Two months after the initial workshop, Bobbie-Jo, the first to stimulate a reexamination of rules in her center, presented the experience at a local teacher network meeting. After handing out a revised list of new and reduced rules, Bobbie-Jo said, “They thought it was completely crazy. They said, ‘I would like to see you come and do that at our center!’” Removing rules seemed counterintuitive.
Laurie said of her center, “We started to abandon the rules and then understood their impact on both children and teachers. We were dealing with ‘behavior’ on a regular basis. We asked ourselves, ‘Why are we doing this? Why are only four children allowed in water play? How is that promoting children’s development?’”
The teachers began allowing as many children as wished to to come to the water play area and found that the focus of the teachers became one of negotiating and developing children’s social skills for entering play. The teachers made the water table more accessible, pulling it away from the wall so children could crowd all around it. The playdough table too went from having three places to many places. The staff focus became “giving children the skills to learn to enter the situation,” such as problem-solving how to find another place to play.

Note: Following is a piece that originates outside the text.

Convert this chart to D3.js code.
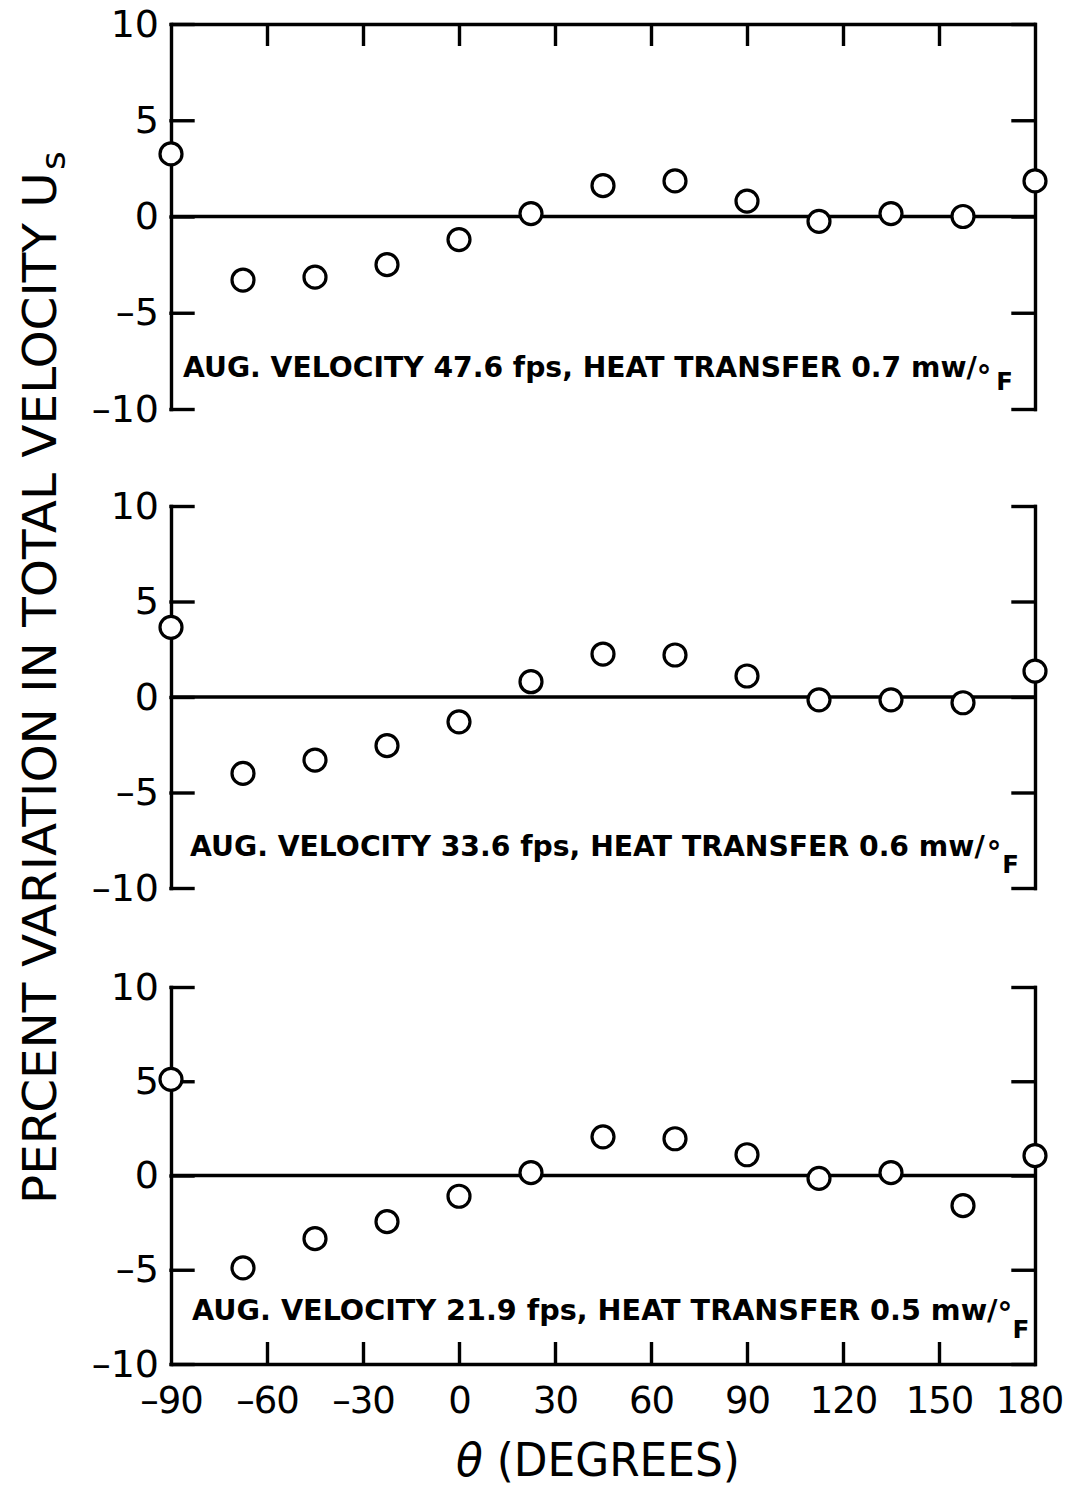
<!DOCTYPE html>
<html>
<head>
<meta charset="utf-8">
<script src="https://cdn.jsdelivr.net/npm/d3@7/dist/d3.min.js"></script>
<style>
  html, body { margin: 0; padding: 0; background: #fff; }
  svg { display: block; }
  text { fill: #000; font-family: "DejaVu Sans", sans-serif; }
</style>
</head>
<body>
<script>
// Angular stations around the cylinder (degrees)
const theta = [-90, -67.5, -45, -22.5, 0, 22.5, 45, 67.5, 90, 112.5, 135, 157.5, 180];

// Percent variation in total velocity Us at each station
const us476 = [3.25, -3.3, -3.15, -2.5, -1.2, 0.15, 1.6, 1.85, 0.8, -0.25, 0.15, 0, 1.85];
const us336 = [3.65, -4.0, -3.3, -2.55, -1.3, 0.8, 2.25, 2.2, 1.1, -0.15, -0.15, -0.3, 1.35];
const us219 = [5.1, -4.9, -3.35, -2.45, -1.1, 0.15, 2.05, 1.95, 1.1, -0.15, 0.15, -1.6, 1.05];

// Panel captions
const avgVelocity = ["47.6", "33.6", "21.9"];
const heatTransfer = ["0.7", "0.6", "0.5"];

// Axis ticks
const xTicks = [-90, -60, -30, 0, 30, 60, 90, 120, 150, 180];
const xInnerTicks = [-60, -30, 0, 30, 60, 90, 120, 150];
const yTicks = [-10, -5, 0, 5, 10];

const W = 1069, H = 1492;
const svg = d3.select("body").append("svg").attr("width", W).attr("height", H);

const left = 171, right = 1035;
const x = d3.scaleLinear().domain([-90, 180]).range([left, right]);

const LW = 3.4;
const dash = d => (d < 0 ? "\u2013" + Math.abs(d) : String(d));

// squeeze a text element horizontally so that `ref` spans `target` px
function fitWidth(sel, ref, tx, ty, target, extra) {
  const w = ref.node().getComputedTextLength();
  const k = target / w;
  sel.attr("transform", `translate(${tx},${ty})${extra || ""} scale(${k},1)`);
}

const panels = [
  { vals: us476, top: 24, bottom: 409, frameTop: true, frameBottom: false,
    cap: { x: 183, y: 377, len: 794, degDx: 0, degDy: 10, fDx: 5, fDy: 3 } },
  { vals: us336, top: 506, bottom: 888, frameTop: false, frameBottom: false,
    cap: { x: 190, y: 856, len: 795, degDx: 2, degDy: 7, fDx: 1, fDy: 10 } },
  { vals: us219, top: 987, bottom: 1364, frameTop: false, frameBottom: true,
    cap: { x: 192, y: 1320, len: 806, degDx: 0, degDy: 4, fDx: 0, fDy: 14 } }
];

panels.forEach((p, i) => {
  const y = d3.scaleLinear().domain([-10, 10]).range([p.bottom, p.top]);
  const g = svg.append("g");

  // left axis with inward ticks and labels
  const la = g.append("g").attr("transform", `translate(${x(-90)},0)`)
    .call(d3.axisLeft(y).tickValues(yTicks).tickSize(-22).tickSizeOuter(0)
      .tickPadding(12).tickFormat(dash));
  // right axis, ticks only
  const ra = g.append("g").attr("transform", `translate(${x(180)},0)`)
    .call(d3.axisRight(y).tickValues(yTicks).tickSize(-22).tickSizeOuter(0)
      .tickFormat(""));

  [la, ra].forEach(a => {
    a.selectAll("path, line").attr("stroke", "#000").attr("stroke-width", LW)
      .attr("stroke-linecap", "square");
    a.selectAll("text").style("font-size", "38px").attr("fill", "#000")
      .style("font-family", '"DejaVu Sans", sans-serif');
  });

  if (p.frameTop) {
    const ta = g.append("g").attr("transform", `translate(0,${y(10)})`)
      .call(d3.axisTop(x).tickValues(xInnerTicks).tickSize(-22).tickSizeOuter(0)
        .tickFormat(""));
    ta.selectAll("path, line").attr("stroke", "#000").attr("stroke-width", LW);
  }
  if (p.frameBottom) {
    const ba = g.append("g").attr("transform", `translate(0,${y(-10)})`)
      .call(d3.axisBottom(x).tickValues(xTicks).tickSize(-22).tickSizeOuter(0)
        .tickPadding(23).tickFormat(dash));
    ba.selectAll("path, line").attr("stroke", "#000").attr("stroke-width", LW);
    ba.selectAll(".tick").filter(d => d === -90 || d === 180).select("line").remove();
    ba.selectAll("text").style("font-size", "37px").attr("fill", "#000")
      .style("letter-spacing", "-1px")
      .style("font-family", '"DejaVu Sans", sans-serif');
    ba.selectAll(".tick").filter(d => d === 180).select("text").attr("dx", -6);
  }

  // zero reference line
  g.append("line")
    .attr("x1", x(-90)).attr("x2", x(180))
    .attr("y1", y(0)).attr("y2", y(0))
    .attr("stroke", "#000").attr("stroke-width", LW);

  // data points: open circles
  g.selectAll("circle.pt").data(theta.map((t, k) => [t, p.vals[k]]))
    .join("circle").attr("class", "pt")
    .attr("cx", d => x(d[0])).attr("cy", d => y(d[1]))
    .attr("r", 11).attr("fill", "#fff")
    .attr("stroke", "#000").attr("stroke-width", 3.2);

  // caption with the °F unit set as raised ring + lowered F
  const c = p.cap;
  const t = g.append("text").attr("x", 0).attr("y", 0)
    .style("font-size", "29px").style("font-weight", "bold");
  const main = t.append("tspan")
    .text(`AUG. VELOCITY ${avgVelocity[i]} fps, HEAT TRANSFER ${heatTransfer[i]} mw/`);
  t.append("tspan").attr("dx", c.degDx).attr("dy", c.degDy)
    .style("font-size", "30px").text("\u00b0");
  t.append("tspan").attr("dx", c.fDx).attr("dy", c.fDy)
    .style("font-size", "25px").text("F");
  fitWidth(t, main, c.x, c.y, c.len);
});

// y-axis title (rotated)
const yt = svg.append("g").attr("transform", "translate(56,1204) rotate(-90)");
const ytt = yt.append("text").attr("x", 0).attr("y", 0).style("font-size", "46px");
const ytMain = ytt.append("tspan").text("PERCENT VARIATION IN TOTAL VELOCITY U");
ytt.append("tspan").attr("dx", 2).attr("dy", 9).style("font-size", "34px").text("s");
fitWidth(ytt, ytMain, 0, 0, 1032);

// x-axis title
const xt = svg.append("text").attr("x", 0).attr("y", 0).style("font-size", "46px");
xt.append("tspan").style("font-style", "italic").text("\u03b8");
xt.append("tspan").text(" (DEGREES)");
fitWidth(xt, xt, 456, 1476, 284);
</script>
</body>
</html>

Overall, the teachers in all three centers found that eliminating rules reduced stress. In addition, Callaghan was struck by the process of negotiating rules when incidents arose, with teachers asking each other, “What do you think about this?” Children were invited to join the discussions when teachers asked, “Do we need a rule about this?” Of interest is the fact that the changes and their consequences were consistent across the three centers and that the changes appeared quickly, over months, not years.